Physics

This course covers reflection and refraction, polarization, plane and spherical mirrors, thin lenses, and optical instruments. It also examines interference phenomena—including Young’s experiment, thin films, and interferometers—as well as diffraction from single slits, circular apertures, double and multiple slits, and diffraction gratings. Additional topics include lasers and optical fibers. Prerequisites: Electromagnetism and Physics III.

This course will introduce the principles of kinetic theory and thermodynamics. Students learn to use the zeroth law of thermodynamics to describe scales of temperature; use the first law of thermodynamics to investigate changes in internal energy, involving the exchange of heat and/or work; apply the second law to heat engines and calculations of efficiency; show how the second law leads to the concept of entropy; use thermodynamic potentials for different thermodynamic conditions; and basics of kinetic theory.

This course is designed to acquire knowledge of fundamental and advanced concepts in optics, and a general understanding of when and how these concepts are possible and appropriate to use.

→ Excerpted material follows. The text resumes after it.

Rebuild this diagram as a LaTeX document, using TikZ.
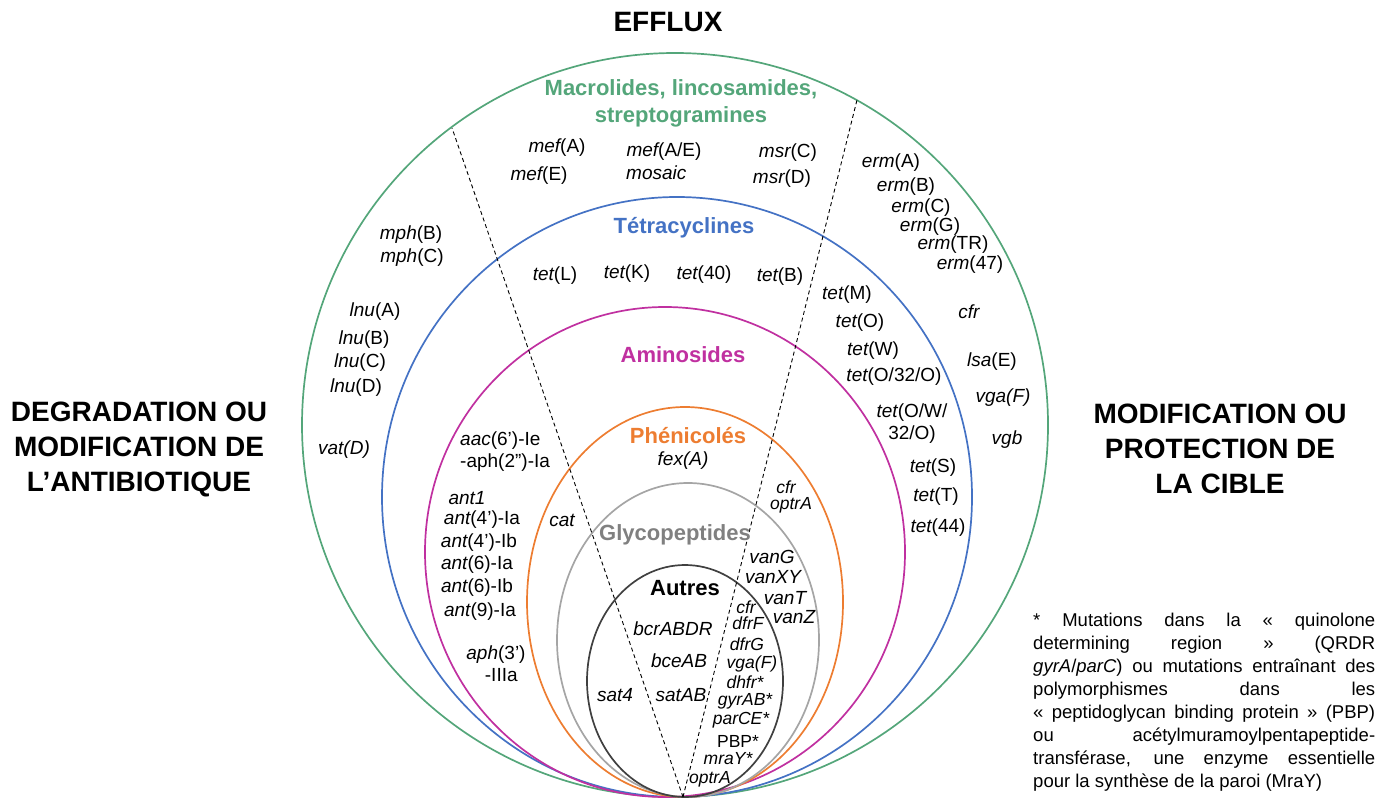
\documentclass[tikz,border=0pt]{standalone}
\usepackage{fontspec}
\setmainfont{Liberation Sans}
\usepackage{tikz}

\definecolor{cmls}{RGB}{84,166,122}
\definecolor{ctet}{RGB}{68,114,196}
\definecolor{camino}{RGB}{192,48,160}
\definecolor{cphen}{RGB}{237,125,49}
\definecolor{cglyco}{RGB}{165,165,165}
\definecolor{cglytxt}{RGB}{128,128,128}
\definecolor{cautre}{RGB}{64,64,64}

\newcommand{\gn}[1]{{\itshape #1}}

\tikzset{
  gene/.style={font=\fontsize{19}{22}\selectfont,inner sep=0pt},
  tight/.style={font=\fontsize{17.5}{20}\selectfont,inner sep=0pt},
  cls/.style={font=\fontsize{22}{27}\selectfont\bfseries,inner sep=0pt,align=center},
  head/.style={font=\fontsize{28}{35}\selectfont\bfseries,inner sep=0pt,align=center},
  ring/.style={line width=1.7pt},
  sep/.style={line width=0.9pt,dash pattern=on 4pt off 3pt}
}

\begin{document}
\begin{tikzpicture}[x=1pt,y=-1pt]
  \useasboundingbox (0,0) rectangle (1391,800);
  % nested families
  \draw[ring,cmls] (675,425) ellipse [x radius=373pt,y radius=372pt];
  \draw[ring,ctet] (677,497) ellipse [x radius=295pt,y radius=300pt];
  \draw[ring,camino] (665,552) ellipse [x radius=240pt,y radius=245pt];
  \draw[ring,cphen] (685,602) ellipse [x radius=158pt,y radius=195pt];
  \draw[ring,cglyco] (688,640) ellipse [x radius=131pt,y radius=157pt];
  \draw[ring,cautre] (685,681) ellipse [x radius=98pt,y radius=116pt];
  % sectors
  \coordinate(apex) at (683,797);
  \coordinate(effl) at (452,128);
  \coordinate(effr) at (857,100);
  \draw[sep] (apex) -- (effl);
  \draw[sep] (apex) -- (effr);

  % mechanisms
  \node(efflux)[head] at (668,22) {EFFLUX};
  \node(degrad)[head] at (139,449) {DEGRADATION OU\\MODIFICATION DE\\L’ANTIBIOTIQUE};
  \node(cible)[head] at (1220,449) {MODIFICATION OU\\PROTECTION DE\\LA CIBLE};

  % families
  \node(mls)[cls,text=cmls] at (681,103) {Macrolides, lincosamides,\\streptogramines};
  \node(tetra)[cls,text=ctet] at (684,228) {Tétracyclines};
  \node(amino)[cls,text=camino] at (683,355) {Aminosides};
  \node(phen)[cls,text=cphen] at (688,436) {Phénicolés};
  \node(glyco)[cls,text=cglytxt] at (675,535) {Glycopeptides};
  \node(autre)[cls,text=black] at (685,588) {Autres};

  % macrolides
  \node(mefA)[gene] at (557,148) {\gn{mef}(A)};
  \node(mefE)[gene] at (539,176) {\gn{mef}(E)};
  \node(mefAE)[gene] at (664,152) {\gn{mef}(A/E)};
  \node(mosaic)[gene,anchor=west] at (626,173) {\gn{mosaic}};
  \node(msrC)[gene] at (788,153) {\gn{msr}(C)};
  \node(msrD)[gene] at (782,179) {\gn{msr}(D)};
  \node(mphB)[gene] at (411,235) {\gn{mph}(B)};
  \node(mphC)[gene] at (412,258) {\gn{mph}(C)};
  \node(lnuA)[gene] at (375,312) {\gn{lnu}(A)};
  \node(lnuB)[gene] at (364,340) {\gn{lnu}(B)};
  \node(lnuC)[gene] at (360,363) {\gn{lnu}(C)};
  \node(lnuD)[gene] at (356,388) {\gn{lnu}(D)};
  \node(vatD)[gene] at (344,450) {\gn{vat(D)}};
  \node(ermA)[gene] at (891,163) {\gn{erm}(A)};
  \node(ermB)[gene] at (906,187) {\gn{erm}(B)};
  \node(ermC)[gene] at (921,208) {\gn{erm}(C)};
  \node(ermG)[gene] at (930,227) {\gn{erm}(G)};
  \node(ermTR)[gene] at (953,245) {\gn{erm}(TR)};
  \node(erm47)[gene] at (970,265) {\gn{erm}(47)};
  \node(cfrA)[gene] at (969,312) {\gn{cfr}};
  \node(lsaE)[gene] at (992,362) {\gn{lsa}(E)};
  \node(vgaA)[gene] at (1003,398) {\gn{vga(F)}};
  \node(vgb)[gene] at (1007,440) {\gn{vgb}};

  % tetracyclines
  \node(tetL)[gene] at (555,276) {\gn{tet}(L)};
  \node(tetK)[gene] at (627,274) {\gn{tet}(K)};
  \node(tet40)[gene] at (704,275) {\gn{tet}(40)};
  \node(tetB)[gene] at (780,277) {\gn{tet}(B)};
  \node(tetM)[gene] at (847,295) {\gn{tet}(M)};
  \node(tetO)[gene] at (860,323) {\gn{tet}(O)};
  \node(tetW)[gene] at (873,351) {\gn{tet}(W)};
  \node(tetO32)[gene] at (894,377) {\gn{tet}(O/32/O)};
  \node(tetOW)[gene,align=center] at (912,424) {\gn{tet}(O/W/\\32/O)};
  \node(tetS)[gene] at (933,468) {\gn{tet}(S)};
  \node(tetT)[gene] at (936,497) {\gn{tet}(T)};
  \node(tet44)[gene] at (938,528) {\gn{tet}(44)};

  % aminosides
  \node(aac)[gene,align=left,anchor=west] at (460,452) {\gn{aac}(6’)-Ie\\-aph(2”)-Ia};
  \node(ant1)[gene] at (467,498) {\gn{ant1}};
  \node(ant4a)[gene] at (482,520) {\gn{ant}(4’)-Ia};
  \node(ant4b)[gene] at (479,543) {\gn{ant}(4’)-Ib};
  \node(ant6a)[gene] at (477,565) {\gn{ant}(6)-Ia};
  \node(ant6b)[gene] at (477,588) {\gn{ant}(6)-Ib};
  \node(ant9a)[gene] at (480,612) {\gn{ant}(9)-Ia};
  \node(aph3)[gene,align=center] at (496,664) {\gn{aph}(3’)\\\ \ -IIIa};

  % phenicoles
  \node(fexA)[gene] at (683,461) {\gn{fex(A)}};
  \node(cat)[gene] at (562,520) {\gn{cat}};
  \node(cfrB)[tight] at (786,487) {\gn{cfr}};
  \node(optrB)[tight] at (791,505) {\gn{optrA}};

  % glycopeptides
  \node(vanG)[gene] at (772,557) {\gn{vanG}};
  \node(vanXY)[gene] at (773,577) {\gn{vanXY}};
  \node(vanT)[gene] at (785,598) {\gn{vanT}};
  \node(vanZ)[gene] at (794,617) {\gn{vanZ}};

  % autres
  \node(bcr)[gene] at (673,629) {\gn{bcrABDR}};
  \node(bce)[gene] at (679,661) {\gn{bceAB}};
  \node(satAB)[gene] at (681,695) {\gn{satAB}};
  \node(sat4)[gene] at (615,695) {\gn{sat4}};
  \node(cfrC)[tight] at (746,607) {\gn{cfr}};
  \node(dfrF)[tight] at (748,623) {\gn{dfrF}};
  \node(dfrG)[tight] at (747,644) {\gn{dfrG}};
  \node(vgaB)[tight] at (752,664) {\gn{vga(F)}};
  \node(dhfr)[tight] at (745,682) {\gn{dhfr*}};
  \node(gyrAB)[tight] at (745,701) {\gn{gyrAB*}};
  \node(parCE)[tight] at (741,720) {\gn{parCE*}};
  \node(pbp)[tight] at (738,741) {PBP*};
  \node(mraY)[tight] at (728,759) {\gn{mraY*}};
  \node(optrC)[tight] at (710,779) {\gn{optrA}};

  % footnote
  \node(note)[inner sep=0pt,anchor=north west,text width=342pt,align=justify,
    font=\fontsize{18.5}{23}\selectfont] at (1033,613)
    {* Mutations dans la « quinolone\linebreak
     determining region » (QRDR\linebreak
     \gn{gyrA}/\gn{parC}) ou mutations entraînant des\linebreak
     polymorphismes dans les\linebreak
     « peptidoglycan binding protein » (PBP)\linebreak
     ou acétylmuramoylpentapeptide-\linebreak
     transférase, une enzyme essentielle\linebreak
     pour la synthèse de la paroi (MraY)};
\end{tikzpicture}
\end{document}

The course deals with optical devices and their operation and aims to provide students with practical knowledge in optical design using a ray-tracing program. The course has the following content. Every topic is coupled to a chapter or parts of a chapter in the course book: Ray optics, matrix formulation; Wave optics, interference; Fourier optics, diffraction; Electromagnetic optics; Anisotropic media; Polarization, Jones matrix formalism; and Optics of layered media and photonic crystals.
 

This course covers an in-depth understanding of the physics and principles behind lasers. The course covers the theoretical foundations of beam optics, cavity optics, light–matter interaction, laser amplifiers, and laser systems. Furthermore, the course aims for the student to gain both fundamental knowledge and practical skills necessary to study and apply lasers in scientific and technical contexts.
 

This course covers solutions to Maxwell’s equations and the wave equation, including plane waves, reflection, and refraction. Topics also include the Poynting vector, radiation–matter interactions, and models of conductivity and refractive index. The course further examines radiation from an oscillating dipole and from point charges.

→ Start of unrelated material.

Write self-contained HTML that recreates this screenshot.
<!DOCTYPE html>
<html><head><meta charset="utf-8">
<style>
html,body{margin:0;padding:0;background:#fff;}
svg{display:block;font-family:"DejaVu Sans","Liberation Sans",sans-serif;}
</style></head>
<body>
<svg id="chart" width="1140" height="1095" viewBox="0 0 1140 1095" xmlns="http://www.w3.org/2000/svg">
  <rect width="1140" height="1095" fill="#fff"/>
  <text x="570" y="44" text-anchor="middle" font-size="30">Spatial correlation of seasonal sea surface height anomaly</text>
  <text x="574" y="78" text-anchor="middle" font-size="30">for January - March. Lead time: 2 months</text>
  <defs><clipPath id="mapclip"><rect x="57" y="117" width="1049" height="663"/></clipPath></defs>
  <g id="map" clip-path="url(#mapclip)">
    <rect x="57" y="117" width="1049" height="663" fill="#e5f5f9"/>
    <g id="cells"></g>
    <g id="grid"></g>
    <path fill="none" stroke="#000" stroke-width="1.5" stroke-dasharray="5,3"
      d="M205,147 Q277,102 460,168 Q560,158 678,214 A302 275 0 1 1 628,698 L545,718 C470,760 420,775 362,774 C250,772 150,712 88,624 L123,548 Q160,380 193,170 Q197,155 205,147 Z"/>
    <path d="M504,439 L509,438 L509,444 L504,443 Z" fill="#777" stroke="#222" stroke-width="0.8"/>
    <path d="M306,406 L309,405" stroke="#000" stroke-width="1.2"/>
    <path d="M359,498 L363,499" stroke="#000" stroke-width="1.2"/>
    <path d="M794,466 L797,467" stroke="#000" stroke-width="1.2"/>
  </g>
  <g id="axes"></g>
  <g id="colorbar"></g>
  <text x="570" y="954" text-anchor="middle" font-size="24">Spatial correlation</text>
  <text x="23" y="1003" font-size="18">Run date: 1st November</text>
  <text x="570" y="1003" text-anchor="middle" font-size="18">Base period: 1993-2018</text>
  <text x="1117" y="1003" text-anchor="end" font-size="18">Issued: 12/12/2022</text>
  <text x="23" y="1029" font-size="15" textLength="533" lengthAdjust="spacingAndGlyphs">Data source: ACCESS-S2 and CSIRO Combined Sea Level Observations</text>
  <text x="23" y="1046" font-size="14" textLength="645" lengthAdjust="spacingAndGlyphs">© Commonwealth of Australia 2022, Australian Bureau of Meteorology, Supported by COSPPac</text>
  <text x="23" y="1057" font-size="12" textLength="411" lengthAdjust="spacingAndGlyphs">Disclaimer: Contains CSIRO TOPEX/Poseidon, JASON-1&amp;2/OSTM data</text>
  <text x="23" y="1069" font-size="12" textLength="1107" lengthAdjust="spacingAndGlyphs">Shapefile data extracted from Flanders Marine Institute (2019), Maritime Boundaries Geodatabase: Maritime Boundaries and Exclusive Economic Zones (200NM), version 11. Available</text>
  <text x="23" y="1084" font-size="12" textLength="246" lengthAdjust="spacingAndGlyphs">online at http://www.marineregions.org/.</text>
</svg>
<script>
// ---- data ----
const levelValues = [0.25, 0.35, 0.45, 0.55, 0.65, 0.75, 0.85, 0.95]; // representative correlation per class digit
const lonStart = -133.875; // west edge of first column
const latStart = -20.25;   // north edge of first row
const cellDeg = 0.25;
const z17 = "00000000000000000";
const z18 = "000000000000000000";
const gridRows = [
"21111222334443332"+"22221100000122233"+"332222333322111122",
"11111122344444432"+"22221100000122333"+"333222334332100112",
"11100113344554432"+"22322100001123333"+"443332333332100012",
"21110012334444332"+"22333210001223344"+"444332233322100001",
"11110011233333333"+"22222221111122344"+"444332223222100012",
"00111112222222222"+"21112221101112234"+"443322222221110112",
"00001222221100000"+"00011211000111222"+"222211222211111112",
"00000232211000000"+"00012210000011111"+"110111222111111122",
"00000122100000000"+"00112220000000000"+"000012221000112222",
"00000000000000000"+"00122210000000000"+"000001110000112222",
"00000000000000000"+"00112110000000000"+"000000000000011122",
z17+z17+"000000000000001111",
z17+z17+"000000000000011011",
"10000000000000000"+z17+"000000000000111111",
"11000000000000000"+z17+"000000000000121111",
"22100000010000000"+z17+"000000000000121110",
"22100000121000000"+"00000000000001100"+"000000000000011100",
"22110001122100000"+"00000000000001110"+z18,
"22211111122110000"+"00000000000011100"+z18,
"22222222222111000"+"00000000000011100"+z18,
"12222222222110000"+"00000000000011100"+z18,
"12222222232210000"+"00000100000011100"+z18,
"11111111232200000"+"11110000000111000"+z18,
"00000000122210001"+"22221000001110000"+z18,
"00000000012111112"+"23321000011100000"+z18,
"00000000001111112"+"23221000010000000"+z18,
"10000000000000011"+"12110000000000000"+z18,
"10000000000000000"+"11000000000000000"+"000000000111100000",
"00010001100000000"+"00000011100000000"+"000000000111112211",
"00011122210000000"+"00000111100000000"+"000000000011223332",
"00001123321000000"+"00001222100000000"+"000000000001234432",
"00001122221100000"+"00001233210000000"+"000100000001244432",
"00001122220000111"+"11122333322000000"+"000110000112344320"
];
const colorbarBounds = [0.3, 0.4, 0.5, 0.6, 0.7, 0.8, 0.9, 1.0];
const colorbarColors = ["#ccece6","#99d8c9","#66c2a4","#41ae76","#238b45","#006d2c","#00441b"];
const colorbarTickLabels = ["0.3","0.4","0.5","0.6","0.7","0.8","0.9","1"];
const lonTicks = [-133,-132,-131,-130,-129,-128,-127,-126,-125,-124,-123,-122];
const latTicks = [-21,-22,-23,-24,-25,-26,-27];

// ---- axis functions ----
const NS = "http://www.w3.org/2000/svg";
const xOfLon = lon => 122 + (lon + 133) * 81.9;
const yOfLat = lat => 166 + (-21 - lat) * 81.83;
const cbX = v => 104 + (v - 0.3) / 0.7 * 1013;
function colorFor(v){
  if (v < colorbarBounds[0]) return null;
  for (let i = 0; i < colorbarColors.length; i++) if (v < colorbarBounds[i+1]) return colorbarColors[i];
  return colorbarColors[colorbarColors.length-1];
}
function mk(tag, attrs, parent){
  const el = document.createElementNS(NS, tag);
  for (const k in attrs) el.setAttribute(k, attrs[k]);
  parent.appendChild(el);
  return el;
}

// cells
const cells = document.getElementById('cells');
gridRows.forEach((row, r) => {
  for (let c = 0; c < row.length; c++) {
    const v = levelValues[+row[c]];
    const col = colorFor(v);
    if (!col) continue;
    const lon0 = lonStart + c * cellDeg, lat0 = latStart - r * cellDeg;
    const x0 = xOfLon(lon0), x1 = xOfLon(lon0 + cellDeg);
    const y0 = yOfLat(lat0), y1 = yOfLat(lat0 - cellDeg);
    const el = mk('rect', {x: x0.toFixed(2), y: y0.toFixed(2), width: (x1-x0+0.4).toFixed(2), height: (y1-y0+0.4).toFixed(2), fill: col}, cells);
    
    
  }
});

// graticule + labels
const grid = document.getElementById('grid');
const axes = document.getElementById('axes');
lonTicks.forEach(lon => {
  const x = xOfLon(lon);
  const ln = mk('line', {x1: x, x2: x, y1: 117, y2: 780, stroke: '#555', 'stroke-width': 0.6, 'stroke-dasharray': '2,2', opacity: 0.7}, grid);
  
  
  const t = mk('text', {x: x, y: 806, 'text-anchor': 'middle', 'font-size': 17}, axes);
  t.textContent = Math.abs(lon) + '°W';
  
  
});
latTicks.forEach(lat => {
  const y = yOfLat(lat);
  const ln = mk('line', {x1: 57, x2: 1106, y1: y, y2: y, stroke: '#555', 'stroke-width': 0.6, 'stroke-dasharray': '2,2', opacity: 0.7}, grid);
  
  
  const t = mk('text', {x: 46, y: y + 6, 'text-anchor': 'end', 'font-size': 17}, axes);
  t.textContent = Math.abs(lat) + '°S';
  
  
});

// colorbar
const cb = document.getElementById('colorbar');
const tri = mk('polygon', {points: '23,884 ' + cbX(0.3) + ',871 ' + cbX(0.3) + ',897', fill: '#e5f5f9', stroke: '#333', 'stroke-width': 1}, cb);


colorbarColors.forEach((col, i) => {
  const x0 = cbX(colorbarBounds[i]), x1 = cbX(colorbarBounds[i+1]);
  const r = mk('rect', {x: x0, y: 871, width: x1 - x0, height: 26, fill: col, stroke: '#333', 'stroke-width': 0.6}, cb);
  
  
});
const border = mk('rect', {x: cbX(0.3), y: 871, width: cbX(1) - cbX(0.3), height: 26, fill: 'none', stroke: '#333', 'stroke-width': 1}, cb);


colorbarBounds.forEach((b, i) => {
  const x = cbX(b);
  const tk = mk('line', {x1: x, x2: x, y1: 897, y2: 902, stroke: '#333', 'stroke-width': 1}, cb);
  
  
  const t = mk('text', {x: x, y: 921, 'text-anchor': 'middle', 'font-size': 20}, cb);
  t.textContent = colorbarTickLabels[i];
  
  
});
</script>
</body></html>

The course contains description of those planets and those among their moons in the solar system that can be envisioned to have physical and/or chemical preconditions to develop life. The development of the earliest lifeforms on Earth, and extreme environments for present-day life on the bottom of the oceans, around hot springs, deep underground, in permafrost, or in radioactive environments. Design of space probes, as well as experiments to study biologically relevant environments on other planets. Analysis of extraterrestrial material in the laboratory, and risks for spreading organisms between different planets. Current and planned instruments and methods to find and to study planets around other stars. Development over geological ages of different planets together with their host star and the development of their atmospheres and climates. The search for intelligent life in the Universe, and possible philosophic and other consequences of a possible discovery thereof. The prerequisites required for admission to the course are at least 60 credits of approved courses within the faculties of either science, technology and/or medicine.

This course comprehensively introduces the physics of stars. It explores the fundamental principles that govern the structure, evolution, and final fate of stars. The following topics are covered: 

1. How to measure stellar parameters. 

2. Stellar atmosphere and radiative processes.  

3. Fundamental equations of stellar evolution.  

4. Stellar interiors.  

5. Stellar stabilities.  

6. Formation of stars.  

7. Overview of stellar evolution.  

8. The end of stars.  

9. Compact objects. 

This course covers an overview of solid-state microanalysis methods, including elastic and inelastic scattering, identification of phases by morphology, chemical composition, electron diffraction, and microscopy. Principles and functions of different types of microscopes for materials analysis as well as spectroscopy for elemental analysis, analysis of spectra are also reviewed. Methods for surface analysis: Atomic force microscopy, scanning tunnelling microscopy, LEED, X-ray photoelectron spectroscopy (XPS) are covered.

This course covers analytic functions, special functions (gamma function, Bessel functions, Legendre polynomials and spherical harmonics), Fourier series and Fourier transforms, Laplace transforms, Ordinary differential equations, partial differential equations, and green functions.

This lecture conveys the biophysical bases for the description and understanding of the structure, dynamics, and functions of biological molecules. Topics include an introduction to biological macromolecules; structure of complex biomolecules; self-organization of proteins and membranes through hydrophobic forces; ions, protonation, and protein electrostatics; introduction to calculations of molecular mechanics; protein folding and predicting structure; and motor enzymes and nanometer-scale movement.